There is still an element of snobbery with wine drinkers who ‘think’ they are all aficionados in viticulture, how boring they are if they are sat next to you at dinner!
So I can understand why some people feel intimidated when faced with aisle upon aisle of wines in a supermarket.
Jerry and I both like a ‘nice’ glass of wine, although we would each choose one with a totally different flavour. I would prefer a ‘light’ red or something fizzy, Jerry would go for something more ‘full bodied’ But, 95% of the time, when eating out in Italy we’ll go for the house wine, it’s always good, always local and comes in a carafe. That means we can each have a small carafe of our wine of choice... perfect.
1) Decide if you want to buy bottle of red or white, that will help narrow your choice...not as silly as it sounds to someone inexperienced when buying a bottle of wine.
2) Know how much you want to spend, the very expensive may not be what you’re looking, even if you can afford it.

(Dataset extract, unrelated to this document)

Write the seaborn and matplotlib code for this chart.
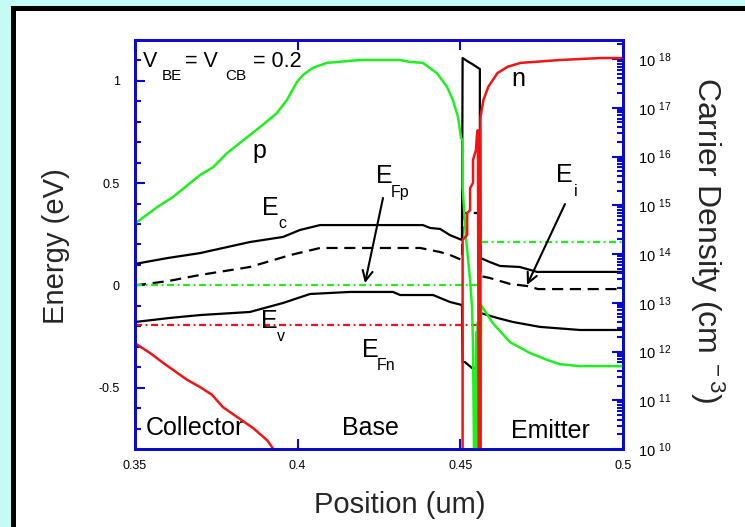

3) The label will always attract you, but then read the back label. This will give you a guide to what you are buying. It will tell you, the country of origin, the grape the wine is made from. For example, the grapes from our vineyard are montepulciano for the red and rosé wines and verdicchio for the white. You will also see the level of alcohol it contains, and a suggestion of what food it could be drank with.
This is always useful if you’re buying as a gift, or taking it to a friends house for dinner...even more important if for yourself!
4) If your wine is to accompany food, here are some basic tips from Food & Wine.com
Food that is consumed with wine has an effect on the way a wine tastes, and wine can also have an effect on the taste of food.
Recipes made with ingredients like mushrooms and truffles taste great with reds like Pinot Noir and Dolcetto, which are light-bodied but full of savory depth.
Silky whites—for instance, Chardonnays from California, Chile or Australia—are delicious with fish like salmon or any kind of seafood in a lush sauce.
Champagne: Is perfect with anything salty Most dry sparkling wines, such as brut Champagne and Spanish cava, actually have a faint touch of sweetness. That makes them extra-refreshing when served with salty foods, like crispy udon noodles with nori salt.
Cabernet Sauvignon: Is fabulous with juicy red meat California Cabernet, Bordeaux and Bordeaux-style blends are terrific with steaks or chops—like lamb chops with frizzled herbs. The firm tannins in these wines refresh the palate after each bite of meat.
Sauvignon Blanc: Goes with tart dressings and sauces Tangy foods—like scallops with grapefruit-onion salad—won't overwhelm zippy wines like Sauvignon Blanc, Vinho Verde from Portugal and Verdejo from Spain
Dry Rosé: For rich, cheesy dishes
Some cheeses go better with white wine, some with red; yet almost all pair well with dry rosé, which has the acidity of white wine and the fruit character of red. For an indulgent cheese dish, try these Triple-Decker Baked Italian Cheese Sandwiches.
white wines, such as Pinot Grigio or Arneis Pinot Grigio: Pairs with light fish dishes Light seafood dishes, like seafood tostada bites, seem to take on more flavor when matched with equally delicate from Italy or Chablis from France.
Malbec, Shiraz and Côtes-du-Rhône are big and bold enough to drink with foods brushed with heavily spiced barbecue sauces, like these chicken drumsticks with Asian barbecue sauce.
Moderately sweet sparkling wines such as Moscato d'Asti, demi-sec Champagne and Asti Spumante help emphasize the fruit in the dessert, rather than the sugar. Try it with these honeyed fig crostatas.
When a meat is heavily seasoned—like cumin-spiced burgers with harissa mayo—look for a red wine with lots of spicy notes. Syrah from Washington, Cabernet Franc from France and Xinomavro from Greece are all good choices.
Austrian Grüner Veltliner's citrus-and-clover scent is lovely when there are lots of fresh herbs in a dish, like zucchini linguine with herbs. Other go-to grapes in a similar style include Albariño from Spain and Vermentino from Italy
The slight sweetness of many Rieslings, Gewürztraminers and Vouvrays helps tame the heat of spicy Asian and Indian dishes, like this Thai green salad with duck cracklings.
The flavors of foods and wines that have grown up together over the centuries —Tuscan recipes and Tuscan wines, for instance — are almost always a natural fit. This pappardelle with veal ragù pairs well with a medium-bodied Chianti, for example
5) Never be afraid to ask the wine shelf stacker, they are usually very knowledgeable, and will guide you through your many choices.
Having gone through those 5 points, the bottom line is “drink what you really like” but in moderation.